Erik Dorey, a Pryor spokesman, said the senator has shown a commitment to veterans by voting for and introducing bills to expand their benefits and job opportunities and by co-sponsoring the Department of Veterans Affairs Management Accountability Act of 2014 to overhaul the VA. Arkansas' representatives, including Cotton, co-sponsored the House version.

Dorey said that since Cotton took office in January 2013, he has yet to introduce legislation on behalf of veterans.

"Tom Cotton deserves our thanks for wearing the uniform and serving our country," Dorey said. "But unfortunately, in Washington as a congressman, he hasn't been listening to Arkansans."

Linda Dahl, 56, of Mount Vernon went to support Cotton on Saturday.

Dahl is a 37-year veteran, most recently serving with the Arkansas Air National Guard's 189th Airlift Wing.

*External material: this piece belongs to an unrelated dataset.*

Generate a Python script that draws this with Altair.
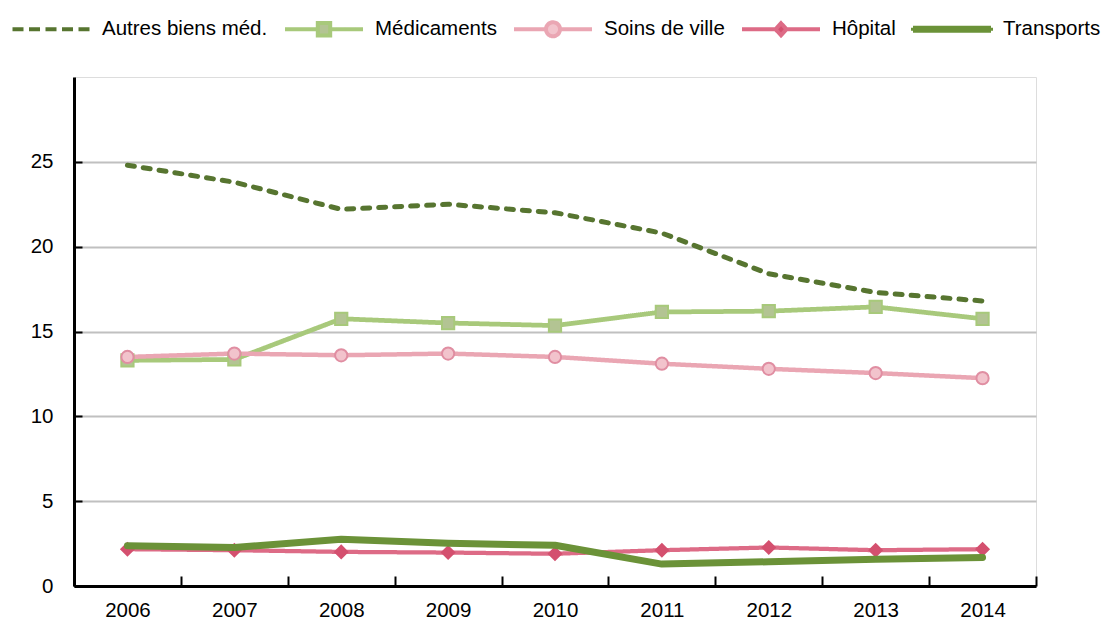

She has three sons also in the armed forces: Her oldest served in Afghanistan's Kandahar province, her middle son is a chaplain with the Army National Guard and her youngest is stationed at Camp Bastion in Afghanistan.

"We don't need community organizers," she said. "We don't need people with just charisma, we need people with leadership skills that know how to manage people, that know what their core values are, that know what the country's core values are and know how to put the two together. And they didn't learn it from a book, they learned it in the field."